**Exercise objective**
Give again, exactly as written, the lines of the records below from the line with "Reproduce this diagram with TikZ." to the line with "(dftitle) at (184.5,265.5)". Both end lines count; pictures do not.

**Dataset content**
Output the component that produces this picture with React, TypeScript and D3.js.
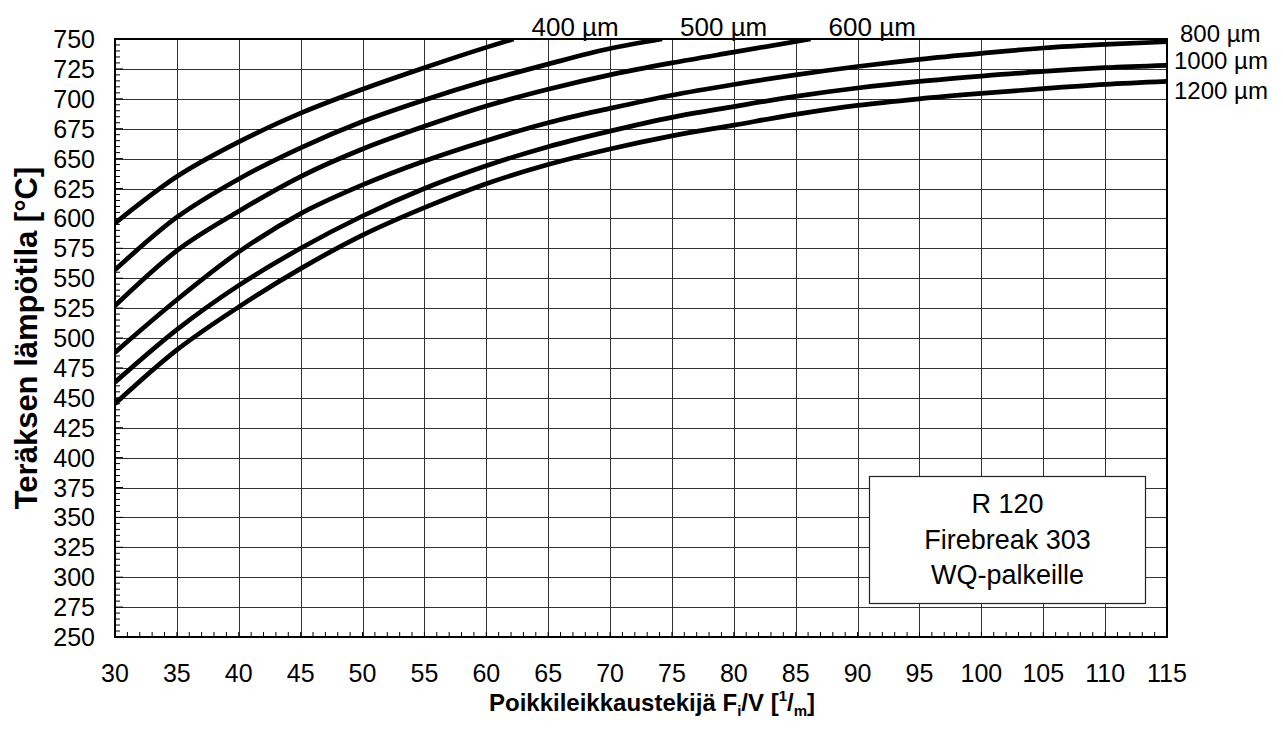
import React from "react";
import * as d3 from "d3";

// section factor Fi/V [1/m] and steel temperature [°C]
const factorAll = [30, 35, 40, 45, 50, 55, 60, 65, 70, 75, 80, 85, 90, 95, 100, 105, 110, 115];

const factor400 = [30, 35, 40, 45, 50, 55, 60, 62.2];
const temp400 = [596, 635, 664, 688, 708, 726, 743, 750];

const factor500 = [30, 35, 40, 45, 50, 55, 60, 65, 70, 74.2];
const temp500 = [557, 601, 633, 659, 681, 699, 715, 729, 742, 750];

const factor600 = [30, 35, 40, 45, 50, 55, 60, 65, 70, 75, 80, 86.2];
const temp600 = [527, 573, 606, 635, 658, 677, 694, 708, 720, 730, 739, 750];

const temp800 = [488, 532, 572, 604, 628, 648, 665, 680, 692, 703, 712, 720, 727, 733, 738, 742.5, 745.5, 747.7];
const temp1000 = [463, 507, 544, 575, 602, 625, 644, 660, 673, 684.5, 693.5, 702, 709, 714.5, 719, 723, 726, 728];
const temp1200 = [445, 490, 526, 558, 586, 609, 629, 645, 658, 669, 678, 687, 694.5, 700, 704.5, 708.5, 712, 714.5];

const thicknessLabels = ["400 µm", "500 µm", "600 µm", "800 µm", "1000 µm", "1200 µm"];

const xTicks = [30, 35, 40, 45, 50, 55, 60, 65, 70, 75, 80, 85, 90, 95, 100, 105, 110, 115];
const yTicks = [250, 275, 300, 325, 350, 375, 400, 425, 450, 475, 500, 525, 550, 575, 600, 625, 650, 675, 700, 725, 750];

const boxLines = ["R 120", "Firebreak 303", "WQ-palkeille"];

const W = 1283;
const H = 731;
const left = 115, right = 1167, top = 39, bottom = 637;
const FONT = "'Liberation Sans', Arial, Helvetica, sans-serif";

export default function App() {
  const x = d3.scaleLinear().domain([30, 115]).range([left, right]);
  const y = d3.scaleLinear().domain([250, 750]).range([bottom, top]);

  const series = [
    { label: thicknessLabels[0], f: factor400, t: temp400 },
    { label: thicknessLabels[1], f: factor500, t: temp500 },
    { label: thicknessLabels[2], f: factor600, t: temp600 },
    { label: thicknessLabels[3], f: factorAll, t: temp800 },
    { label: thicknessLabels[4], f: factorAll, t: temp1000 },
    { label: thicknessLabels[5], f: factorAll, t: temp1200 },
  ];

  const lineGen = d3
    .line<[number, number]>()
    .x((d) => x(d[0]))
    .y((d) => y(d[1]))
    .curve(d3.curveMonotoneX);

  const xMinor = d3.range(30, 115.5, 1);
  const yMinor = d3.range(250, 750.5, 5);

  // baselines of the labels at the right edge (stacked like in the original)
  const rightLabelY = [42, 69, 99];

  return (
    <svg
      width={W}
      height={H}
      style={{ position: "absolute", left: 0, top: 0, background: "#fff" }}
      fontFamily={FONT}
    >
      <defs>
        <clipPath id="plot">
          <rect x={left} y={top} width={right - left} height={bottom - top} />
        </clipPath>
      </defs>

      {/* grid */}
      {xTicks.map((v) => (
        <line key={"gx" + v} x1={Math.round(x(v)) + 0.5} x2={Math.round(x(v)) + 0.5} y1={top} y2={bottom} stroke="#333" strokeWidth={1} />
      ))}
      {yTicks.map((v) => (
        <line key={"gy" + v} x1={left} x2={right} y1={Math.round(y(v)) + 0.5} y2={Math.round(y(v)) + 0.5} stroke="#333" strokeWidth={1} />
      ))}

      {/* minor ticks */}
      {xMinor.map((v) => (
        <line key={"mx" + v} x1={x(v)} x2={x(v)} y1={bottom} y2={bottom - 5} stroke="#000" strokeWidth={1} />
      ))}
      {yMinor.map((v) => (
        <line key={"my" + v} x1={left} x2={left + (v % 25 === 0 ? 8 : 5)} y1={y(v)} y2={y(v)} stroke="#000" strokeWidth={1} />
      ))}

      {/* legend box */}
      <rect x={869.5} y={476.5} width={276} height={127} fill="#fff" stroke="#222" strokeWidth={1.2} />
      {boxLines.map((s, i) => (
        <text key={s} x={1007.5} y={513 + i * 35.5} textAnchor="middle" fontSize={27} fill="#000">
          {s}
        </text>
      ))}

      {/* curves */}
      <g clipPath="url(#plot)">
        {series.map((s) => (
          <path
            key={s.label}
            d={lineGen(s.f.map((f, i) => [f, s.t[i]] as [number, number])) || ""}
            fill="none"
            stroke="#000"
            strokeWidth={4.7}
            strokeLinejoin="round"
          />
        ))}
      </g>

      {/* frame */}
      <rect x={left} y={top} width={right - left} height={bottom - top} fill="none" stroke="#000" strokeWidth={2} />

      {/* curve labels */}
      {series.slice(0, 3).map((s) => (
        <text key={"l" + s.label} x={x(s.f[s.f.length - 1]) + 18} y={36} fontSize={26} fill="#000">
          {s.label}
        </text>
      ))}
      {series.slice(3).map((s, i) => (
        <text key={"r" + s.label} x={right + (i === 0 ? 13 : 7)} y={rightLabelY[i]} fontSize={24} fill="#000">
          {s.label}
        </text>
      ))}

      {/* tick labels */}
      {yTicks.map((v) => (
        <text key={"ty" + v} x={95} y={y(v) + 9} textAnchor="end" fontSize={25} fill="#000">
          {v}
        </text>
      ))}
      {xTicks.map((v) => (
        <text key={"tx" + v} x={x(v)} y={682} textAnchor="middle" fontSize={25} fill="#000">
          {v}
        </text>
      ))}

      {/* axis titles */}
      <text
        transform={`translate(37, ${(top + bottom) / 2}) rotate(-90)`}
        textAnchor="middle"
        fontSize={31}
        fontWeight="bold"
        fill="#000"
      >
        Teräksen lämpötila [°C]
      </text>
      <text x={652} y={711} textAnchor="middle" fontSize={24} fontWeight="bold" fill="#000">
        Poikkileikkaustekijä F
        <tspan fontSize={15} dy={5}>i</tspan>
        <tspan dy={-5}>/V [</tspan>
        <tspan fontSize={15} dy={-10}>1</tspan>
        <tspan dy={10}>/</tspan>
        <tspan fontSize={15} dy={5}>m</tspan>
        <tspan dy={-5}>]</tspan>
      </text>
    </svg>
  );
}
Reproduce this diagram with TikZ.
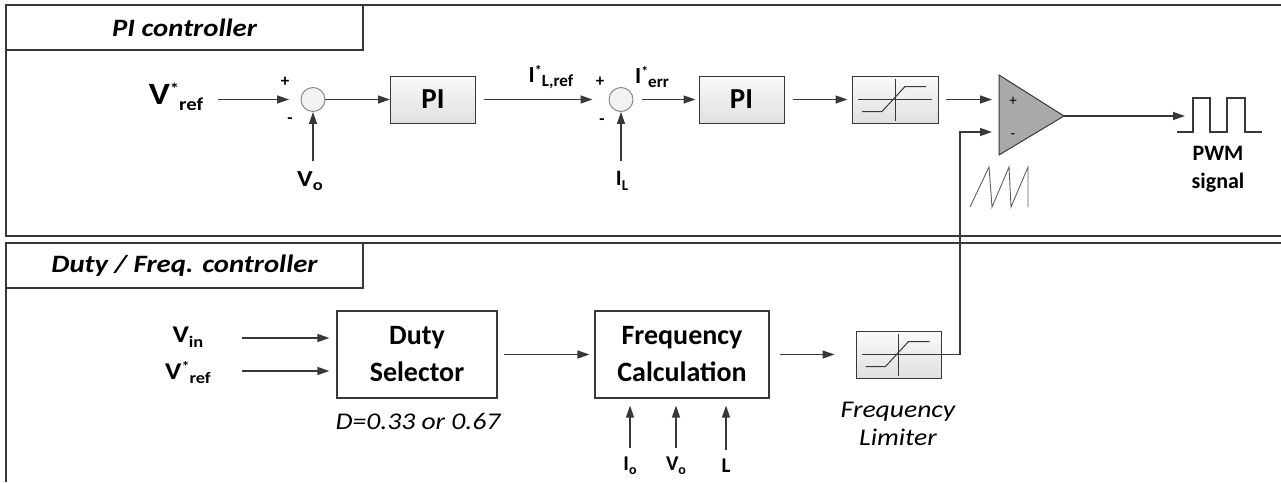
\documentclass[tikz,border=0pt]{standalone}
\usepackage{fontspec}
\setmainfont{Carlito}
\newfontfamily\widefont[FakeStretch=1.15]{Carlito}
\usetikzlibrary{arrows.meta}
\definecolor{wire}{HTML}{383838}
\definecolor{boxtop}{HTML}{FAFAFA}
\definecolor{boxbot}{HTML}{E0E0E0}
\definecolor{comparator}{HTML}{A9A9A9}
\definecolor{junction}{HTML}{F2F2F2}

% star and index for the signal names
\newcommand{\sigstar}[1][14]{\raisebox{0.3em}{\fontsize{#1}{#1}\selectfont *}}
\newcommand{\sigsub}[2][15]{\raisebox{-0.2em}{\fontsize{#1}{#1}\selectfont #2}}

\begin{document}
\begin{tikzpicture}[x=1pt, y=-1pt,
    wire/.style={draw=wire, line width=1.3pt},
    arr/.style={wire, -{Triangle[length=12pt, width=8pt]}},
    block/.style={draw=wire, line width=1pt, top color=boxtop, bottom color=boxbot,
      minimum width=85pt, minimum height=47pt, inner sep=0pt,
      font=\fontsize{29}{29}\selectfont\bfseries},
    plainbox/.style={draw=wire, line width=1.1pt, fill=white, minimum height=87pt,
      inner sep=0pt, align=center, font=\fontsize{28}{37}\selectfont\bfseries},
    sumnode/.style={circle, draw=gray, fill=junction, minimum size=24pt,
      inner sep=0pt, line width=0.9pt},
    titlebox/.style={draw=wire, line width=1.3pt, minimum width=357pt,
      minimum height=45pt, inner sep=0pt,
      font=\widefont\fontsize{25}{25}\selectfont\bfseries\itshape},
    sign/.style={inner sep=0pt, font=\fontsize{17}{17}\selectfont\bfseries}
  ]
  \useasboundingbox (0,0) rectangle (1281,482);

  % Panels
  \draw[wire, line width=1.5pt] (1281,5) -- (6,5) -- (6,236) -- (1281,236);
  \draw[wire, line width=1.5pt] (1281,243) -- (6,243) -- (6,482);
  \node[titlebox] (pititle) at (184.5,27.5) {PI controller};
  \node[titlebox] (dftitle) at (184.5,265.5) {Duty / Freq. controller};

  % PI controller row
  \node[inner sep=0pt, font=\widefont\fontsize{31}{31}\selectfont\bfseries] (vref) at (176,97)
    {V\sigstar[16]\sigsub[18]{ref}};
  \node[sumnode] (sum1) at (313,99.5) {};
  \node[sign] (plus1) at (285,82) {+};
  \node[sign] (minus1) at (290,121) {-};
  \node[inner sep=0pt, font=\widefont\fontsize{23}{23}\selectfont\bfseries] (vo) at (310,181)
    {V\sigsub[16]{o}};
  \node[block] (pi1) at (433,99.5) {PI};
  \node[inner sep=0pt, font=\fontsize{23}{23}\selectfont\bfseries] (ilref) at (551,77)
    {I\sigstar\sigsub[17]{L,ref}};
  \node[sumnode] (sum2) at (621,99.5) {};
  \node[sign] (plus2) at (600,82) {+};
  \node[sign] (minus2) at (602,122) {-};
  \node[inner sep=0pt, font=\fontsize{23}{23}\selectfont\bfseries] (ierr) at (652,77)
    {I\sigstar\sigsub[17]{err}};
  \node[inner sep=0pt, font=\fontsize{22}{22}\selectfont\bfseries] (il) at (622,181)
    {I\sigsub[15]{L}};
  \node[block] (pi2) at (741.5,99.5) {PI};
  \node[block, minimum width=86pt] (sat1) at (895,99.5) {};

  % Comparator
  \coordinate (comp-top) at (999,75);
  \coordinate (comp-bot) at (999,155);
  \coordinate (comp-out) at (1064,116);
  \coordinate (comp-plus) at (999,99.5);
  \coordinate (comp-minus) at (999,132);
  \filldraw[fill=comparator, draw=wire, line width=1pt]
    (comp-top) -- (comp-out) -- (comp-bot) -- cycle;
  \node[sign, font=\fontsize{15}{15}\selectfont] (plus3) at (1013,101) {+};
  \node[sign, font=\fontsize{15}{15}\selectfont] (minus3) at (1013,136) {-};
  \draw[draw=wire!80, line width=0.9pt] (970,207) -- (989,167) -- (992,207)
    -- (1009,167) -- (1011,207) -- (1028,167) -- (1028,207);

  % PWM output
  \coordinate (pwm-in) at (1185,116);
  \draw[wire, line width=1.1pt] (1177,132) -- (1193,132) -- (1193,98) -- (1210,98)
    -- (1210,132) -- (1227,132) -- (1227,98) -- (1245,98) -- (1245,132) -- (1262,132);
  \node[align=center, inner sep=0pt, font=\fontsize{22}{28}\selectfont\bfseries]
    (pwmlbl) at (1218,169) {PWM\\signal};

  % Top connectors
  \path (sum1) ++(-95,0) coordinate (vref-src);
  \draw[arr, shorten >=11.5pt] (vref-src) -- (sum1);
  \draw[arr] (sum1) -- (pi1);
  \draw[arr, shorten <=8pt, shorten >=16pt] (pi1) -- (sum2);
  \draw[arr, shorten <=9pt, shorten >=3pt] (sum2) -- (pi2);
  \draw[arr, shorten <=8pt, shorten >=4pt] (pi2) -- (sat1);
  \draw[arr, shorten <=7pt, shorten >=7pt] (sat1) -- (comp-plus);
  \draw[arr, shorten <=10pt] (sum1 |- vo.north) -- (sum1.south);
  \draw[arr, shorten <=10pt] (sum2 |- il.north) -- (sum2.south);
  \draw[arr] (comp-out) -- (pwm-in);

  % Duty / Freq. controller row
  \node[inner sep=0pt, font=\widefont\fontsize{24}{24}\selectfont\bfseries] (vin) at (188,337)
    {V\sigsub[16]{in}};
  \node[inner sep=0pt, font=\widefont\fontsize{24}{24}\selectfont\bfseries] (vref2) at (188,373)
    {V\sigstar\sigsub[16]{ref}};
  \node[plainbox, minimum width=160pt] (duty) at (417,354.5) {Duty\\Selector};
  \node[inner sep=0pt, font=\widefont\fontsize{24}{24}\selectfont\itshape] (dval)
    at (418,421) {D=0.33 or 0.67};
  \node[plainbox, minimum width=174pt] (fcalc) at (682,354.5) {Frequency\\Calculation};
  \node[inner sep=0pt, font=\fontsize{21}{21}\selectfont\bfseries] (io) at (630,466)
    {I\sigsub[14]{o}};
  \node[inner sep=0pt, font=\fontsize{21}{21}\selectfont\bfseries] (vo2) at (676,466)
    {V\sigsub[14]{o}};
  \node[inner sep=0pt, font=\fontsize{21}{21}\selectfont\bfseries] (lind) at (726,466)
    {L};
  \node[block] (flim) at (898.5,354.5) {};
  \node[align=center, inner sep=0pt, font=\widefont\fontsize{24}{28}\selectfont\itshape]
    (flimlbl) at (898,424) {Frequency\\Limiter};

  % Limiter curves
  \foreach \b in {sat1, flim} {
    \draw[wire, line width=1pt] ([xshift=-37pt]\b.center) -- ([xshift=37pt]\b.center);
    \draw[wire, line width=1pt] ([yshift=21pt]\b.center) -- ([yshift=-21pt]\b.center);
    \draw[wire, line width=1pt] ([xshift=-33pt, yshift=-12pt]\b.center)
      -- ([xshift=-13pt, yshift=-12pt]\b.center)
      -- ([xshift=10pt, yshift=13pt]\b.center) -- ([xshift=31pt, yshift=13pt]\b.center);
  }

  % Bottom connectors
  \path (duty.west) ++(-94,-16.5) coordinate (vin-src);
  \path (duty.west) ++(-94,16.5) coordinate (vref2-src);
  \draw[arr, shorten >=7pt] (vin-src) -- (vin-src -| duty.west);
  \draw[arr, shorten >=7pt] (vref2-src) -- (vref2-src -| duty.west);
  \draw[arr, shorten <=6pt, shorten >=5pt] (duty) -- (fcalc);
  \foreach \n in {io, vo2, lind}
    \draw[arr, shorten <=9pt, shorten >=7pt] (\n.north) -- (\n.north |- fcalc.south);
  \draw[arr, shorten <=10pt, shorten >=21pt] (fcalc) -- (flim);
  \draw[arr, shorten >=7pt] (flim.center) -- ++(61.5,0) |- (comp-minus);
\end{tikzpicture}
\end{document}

**Written response**
Reproduce this diagram with TikZ.
\documentclass[tikz,border=0pt]{standalone}
\usepackage{fontspec}
\setmainfont{Carlito}
\newfontfamily\widefont[FakeStretch=1.15]{Carlito}
\usetikzlibrary{arrows.meta}
\definecolor{wire}{HTML}{383838}
\definecolor{boxtop}{HTML}{FAFAFA}
\definecolor{boxbot}{HTML}{E0E0E0}
\definecolor{comparator}{HTML}{A9A9A9}
\definecolor{junction}{HTML}{F2F2F2}

% star and index for the signal names
\newcommand{\sigstar}[1][14]{\raisebox{0.3em}{\fontsize{#1}{#1}\selectfont *}}
\newcommand{\sigsub}[2][15]{\raisebox{-0.2em}{\fontsize{#1}{#1}\selectfont #2}}

\begin{document}
\begin{tikzpicture}[x=1pt, y=-1pt,
    wire/.style={draw=wire, line width=1.3pt},
    arr/.style={wire, -{Triangle[length=12pt, width=8pt]}},
    block/.style={draw=wire, line width=1pt, top color=boxtop, bottom color=boxbot,
      minimum width=85pt, minimum height=47pt, inner sep=0pt,
      font=\fontsize{29}{29}\selectfont\bfseries},
    plainbox/.style={draw=wire, line width=1.1pt, fill=white, minimum height=87pt,
      inner sep=0pt, align=center, font=\fontsize{28}{37}\selectfont\bfseries},
    sumnode/.style={circle, draw=gray, fill=junction, minimum size=24pt,
      inner sep=0pt, line width=0.9pt},
    titlebox/.style={draw=wire, line width=1.3pt, minimum width=357pt,
      minimum height=45pt, inner sep=0pt,
      font=\widefont\fontsize{25}{25}\selectfont\bfseries\itshape},
    sign/.style={inner sep=0pt, font=\fontsize{17}{17}\selectfont\bfseries}
  ]
  \useasboundingbox (0,0) rectangle (1281,482);

  % Panels
  \draw[wire, line width=1.5pt] (1281,5) -- (6,5) -- (6,236) -- (1281,236);
  \draw[wire, line width=1.5pt] (1281,243) -- (6,243) -- (6,482);
  \node[titlebox] (pititle) at (184.5,27.5) {PI controller};
  \node[titlebox] (dftitle) at (184.5,265.5) {Duty / Freq. controller};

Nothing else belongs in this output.